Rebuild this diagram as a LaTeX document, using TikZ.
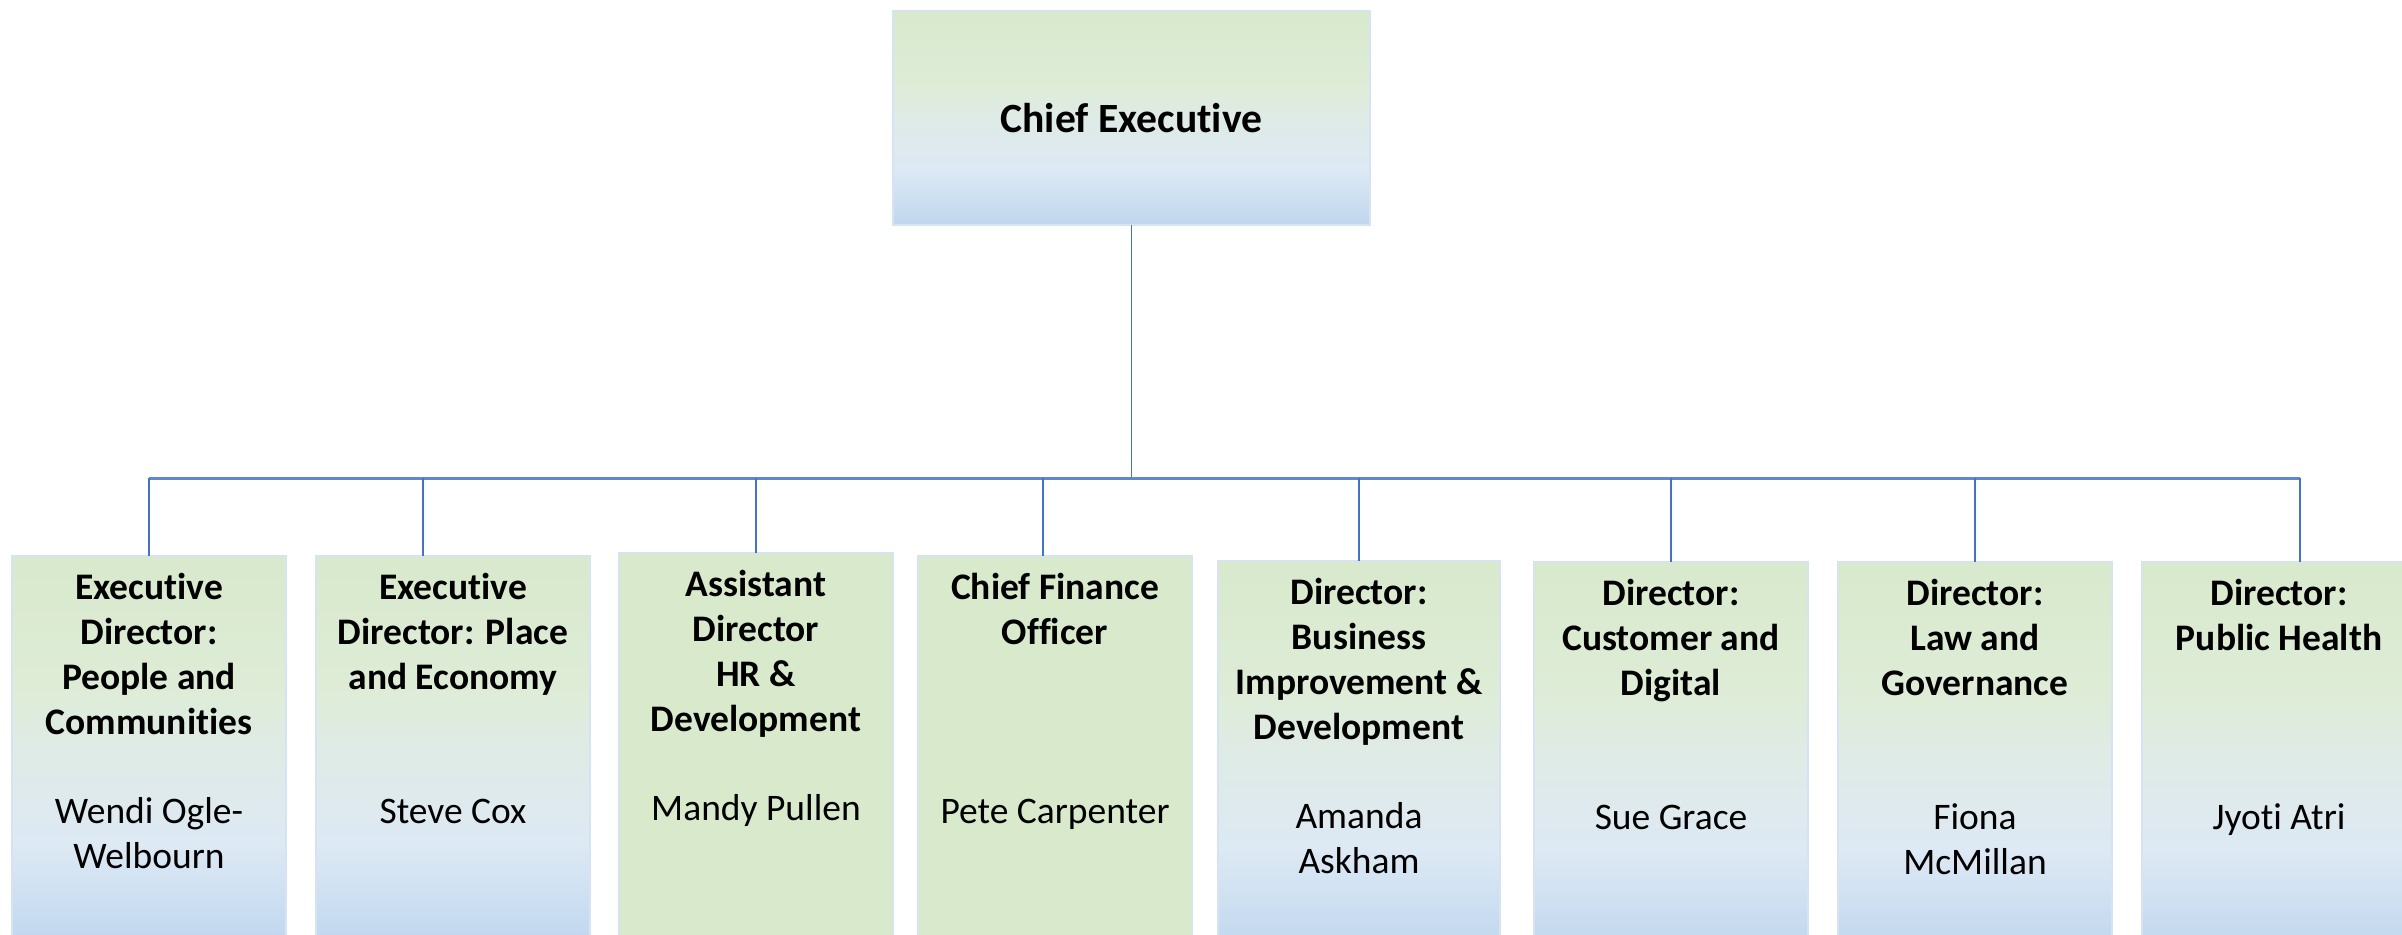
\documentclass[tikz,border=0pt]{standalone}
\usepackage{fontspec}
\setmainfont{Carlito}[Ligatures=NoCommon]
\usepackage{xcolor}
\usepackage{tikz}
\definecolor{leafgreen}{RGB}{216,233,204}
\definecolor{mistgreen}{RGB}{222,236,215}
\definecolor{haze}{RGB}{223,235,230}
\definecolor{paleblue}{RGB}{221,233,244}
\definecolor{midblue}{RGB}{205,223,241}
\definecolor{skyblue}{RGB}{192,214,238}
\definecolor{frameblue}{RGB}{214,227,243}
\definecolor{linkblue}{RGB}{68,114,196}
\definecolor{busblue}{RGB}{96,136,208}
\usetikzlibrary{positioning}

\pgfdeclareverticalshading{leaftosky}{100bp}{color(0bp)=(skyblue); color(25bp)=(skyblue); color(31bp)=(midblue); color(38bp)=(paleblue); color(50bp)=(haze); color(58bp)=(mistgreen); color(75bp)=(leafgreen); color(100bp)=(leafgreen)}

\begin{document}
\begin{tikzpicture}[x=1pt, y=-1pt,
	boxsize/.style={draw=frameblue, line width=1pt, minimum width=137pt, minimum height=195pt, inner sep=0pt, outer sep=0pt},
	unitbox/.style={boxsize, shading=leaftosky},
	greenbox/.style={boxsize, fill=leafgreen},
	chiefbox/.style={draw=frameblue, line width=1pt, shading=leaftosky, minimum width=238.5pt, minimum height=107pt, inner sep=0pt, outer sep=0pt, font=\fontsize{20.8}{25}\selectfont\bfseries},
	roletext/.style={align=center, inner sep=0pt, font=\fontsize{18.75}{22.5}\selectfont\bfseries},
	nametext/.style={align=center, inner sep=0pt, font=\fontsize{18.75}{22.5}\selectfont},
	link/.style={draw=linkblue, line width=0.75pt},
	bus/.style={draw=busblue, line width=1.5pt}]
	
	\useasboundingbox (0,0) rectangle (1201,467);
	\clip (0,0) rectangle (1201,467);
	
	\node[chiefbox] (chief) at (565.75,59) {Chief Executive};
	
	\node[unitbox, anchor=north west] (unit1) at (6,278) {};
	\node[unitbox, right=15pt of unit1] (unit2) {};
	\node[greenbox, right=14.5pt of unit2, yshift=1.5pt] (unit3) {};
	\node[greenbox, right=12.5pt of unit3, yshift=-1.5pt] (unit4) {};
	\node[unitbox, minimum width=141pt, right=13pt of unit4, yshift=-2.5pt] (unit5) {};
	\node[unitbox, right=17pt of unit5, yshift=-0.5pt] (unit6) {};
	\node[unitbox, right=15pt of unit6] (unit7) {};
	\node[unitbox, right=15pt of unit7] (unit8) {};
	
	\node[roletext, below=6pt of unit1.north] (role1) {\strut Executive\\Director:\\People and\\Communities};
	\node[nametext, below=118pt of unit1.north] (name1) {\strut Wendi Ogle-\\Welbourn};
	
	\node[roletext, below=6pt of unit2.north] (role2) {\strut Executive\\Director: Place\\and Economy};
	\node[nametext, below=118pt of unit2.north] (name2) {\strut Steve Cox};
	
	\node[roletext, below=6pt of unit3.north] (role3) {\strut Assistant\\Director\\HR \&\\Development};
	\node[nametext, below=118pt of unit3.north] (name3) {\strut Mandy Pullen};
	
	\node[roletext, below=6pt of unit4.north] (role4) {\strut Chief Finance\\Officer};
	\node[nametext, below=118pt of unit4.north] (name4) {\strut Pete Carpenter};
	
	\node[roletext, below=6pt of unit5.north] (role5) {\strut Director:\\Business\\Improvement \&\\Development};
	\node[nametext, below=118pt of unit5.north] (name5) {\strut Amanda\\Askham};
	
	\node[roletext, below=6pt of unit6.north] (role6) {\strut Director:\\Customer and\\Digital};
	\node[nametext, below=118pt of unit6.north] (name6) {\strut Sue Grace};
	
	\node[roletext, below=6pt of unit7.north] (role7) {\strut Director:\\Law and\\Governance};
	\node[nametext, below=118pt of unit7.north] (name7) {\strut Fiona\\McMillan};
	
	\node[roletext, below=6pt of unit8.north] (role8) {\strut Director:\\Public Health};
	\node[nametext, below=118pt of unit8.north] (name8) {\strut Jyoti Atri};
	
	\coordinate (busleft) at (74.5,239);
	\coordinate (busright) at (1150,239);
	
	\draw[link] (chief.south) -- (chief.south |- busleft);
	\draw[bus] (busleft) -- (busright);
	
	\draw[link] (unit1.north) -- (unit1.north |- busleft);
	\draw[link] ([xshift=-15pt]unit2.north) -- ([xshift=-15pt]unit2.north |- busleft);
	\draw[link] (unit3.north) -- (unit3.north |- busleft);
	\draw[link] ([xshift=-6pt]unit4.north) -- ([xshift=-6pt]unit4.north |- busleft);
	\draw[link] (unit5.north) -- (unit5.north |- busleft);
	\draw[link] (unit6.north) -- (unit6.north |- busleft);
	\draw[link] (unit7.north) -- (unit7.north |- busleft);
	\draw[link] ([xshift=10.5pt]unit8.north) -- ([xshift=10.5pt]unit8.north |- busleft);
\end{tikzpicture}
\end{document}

┄┄┄┄┄┄┄┄┄┄┄┄┄┄┄┄┄┄┄┄

_WORK TO COMPLETE:_
Output the data above without changes, apart from leaving out the pictures.

_EXERCISE RESULT:_
Rebuild this diagram as a LaTeX document, using TikZ.
\documentclass[tikz,border=0pt]{standalone}
\usepackage{fontspec}
\setmainfont{Carlito}[Ligatures=NoCommon]
\usepackage{xcolor}
\usepackage{tikz}
\definecolor{leafgreen}{RGB}{216,233,204}
\definecolor{mistgreen}{RGB}{222,236,215}
\definecolor{haze}{RGB}{223,235,230}
\definecolor{paleblue}{RGB}{221,233,244}
\definecolor{midblue}{RGB}{205,223,241}
\definecolor{skyblue}{RGB}{192,214,238}
\definecolor{frameblue}{RGB}{214,227,243}
\definecolor{linkblue}{RGB}{68,114,196}
\definecolor{busblue}{RGB}{96,136,208}
\usetikzlibrary{positioning}

\pgfdeclareverticalshading{leaftosky}{100bp}{color(0bp)=(skyblue); color(25bp)=(skyblue); color(31bp)=(midblue); color(38bp)=(paleblue); color(50bp)=(haze); color(58bp)=(mistgreen); color(75bp)=(leafgreen); color(100bp)=(leafgreen)}

\begin{document}
\begin{tikzpicture}[x=1pt, y=-1pt,
	boxsize/.style={draw=frameblue, line width=1pt, minimum width=137pt, minimum height=195pt, inner sep=0pt, outer sep=0pt},
	unitbox/.style={boxsize, shading=leaftosky},
	greenbox/.style={boxsize, fill=leafgreen},
	chiefbox/.style={draw=frameblue, line width=1pt, shading=leaftosky, minimum width=238.5pt, minimum height=107pt, inner sep=0pt, outer sep=0pt, font=\fontsize{20.8}{25}\selectfont\bfseries},
	roletext/.style={align=center, inner sep=0pt, font=\fontsize{18.75}{22.5}\selectfont\bfseries},
	nametext/.style={align=center, inner sep=0pt, font=\fontsize{18.75}{22.5}\selectfont},
	link/.style={draw=linkblue, line width=0.75pt},
	bus/.style={draw=busblue, line width=1.5pt}]
	
	\useasboundingbox (0,0) rectangle (1201,467);
	\clip (0,0) rectangle (1201,467);
	
	\node[chiefbox] (chief) at (565.75,59) {Chief Executive};
	
	\node[unitbox, anchor=north west] (unit1) at (6,278) {};
	\node[unitbox, right=15pt of unit1] (unit2) {};
	\node[greenbox, right=14.5pt of unit2, yshift=1.5pt] (unit3) {};
	\node[greenbox, right=12.5pt of unit3, yshift=-1.5pt] (unit4) {};
	\node[unitbox, minimum width=141pt, right=13pt of unit4, yshift=-2.5pt] (unit5) {};
	\node[unitbox, right=17pt of unit5, yshift=-0.5pt] (unit6) {};
	\node[unitbox, right=15pt of unit6] (unit7) {};
	\node[unitbox, right=15pt of unit7] (unit8) {};
	
	\node[roletext, below=6pt of unit1.north] (role1) {\strut Executive\\Director:\\People and\\Communities};
	\node[nametext, below=118pt of unit1.north] (name1) {\strut Wendi Ogle-\\Welbourn};
	
	\node[roletext, below=6pt of unit2.north] (role2) {\strut Executive\\Director: Place\\and Economy};
	\node[nametext, below=118pt of unit2.north] (name2) {\strut Steve Cox};
	
	\node[roletext, below=6pt of unit3.north] (role3) {\strut Assistant\\Director\\HR \&\\Development};
	\node[nametext, below=118pt of unit3.north] (name3) {\strut Mandy Pullen};
	
	\node[roletext, below=6pt of unit4.north] (role4) {\strut Chief Finance\\Officer};
	\node[nametext, below=118pt of unit4.north] (name4) {\strut Pete Carpenter};
	
	\node[roletext, below=6pt of unit5.north] (role5) {\strut Director:\\Business\\Improvement \&\\Development};
	\node[nametext, below=118pt of unit5.north] (name5) {\strut Amanda\\Askham};
	
	\node[roletext, below=6pt of unit6.north] (role6) {\strut Director:\\Customer and\\Digital};
	\node[nametext, below=118pt of unit6.north] (name6) {\strut Sue Grace};
	
	\node[roletext, below=6pt of unit7.north] (role7) {\strut Director:\\Law and\\Governance};
	\node[nametext, below=118pt of unit7.north] (name7) {\strut Fiona\\McMillan};
	
	\node[roletext, below=6pt of unit8.north] (role8) {\strut Director:\\Public Health};
	\node[nametext, below=118pt of unit8.north] (name8) {\strut Jyoti Atri};
	
	\coordinate (busleft) at (74.5,239);
	\coordinate (busright) at (1150,239);
	
	\draw[link] (chief.south) -- (chief.south |- busleft);
	\draw[bus] (busleft) -- (busright);
	
	\draw[link] (unit1.north) -- (unit1.north |- busleft);
	\draw[link] ([xshift=-15pt]unit2.north) -- ([xshift=-15pt]unit2.north |- busleft);
	\draw[link] (unit3.north) -- (unit3.north |- busleft);
	\draw[link] ([xshift=-6pt]unit4.north) -- ([xshift=-6pt]unit4.north |- busleft);
	\draw[link] (unit5.north) -- (unit5.north |- busleft);
	\draw[link] (unit6.north) -- (unit6.north |- busleft);
	\draw[link] (unit7.north) -- (unit7.north |- busleft);
	\draw[link] ([xshift=10.5pt]unit8.north) -- ([xshift=10.5pt]unit8.north |- busleft);
\end{tikzpicture}
\end{document}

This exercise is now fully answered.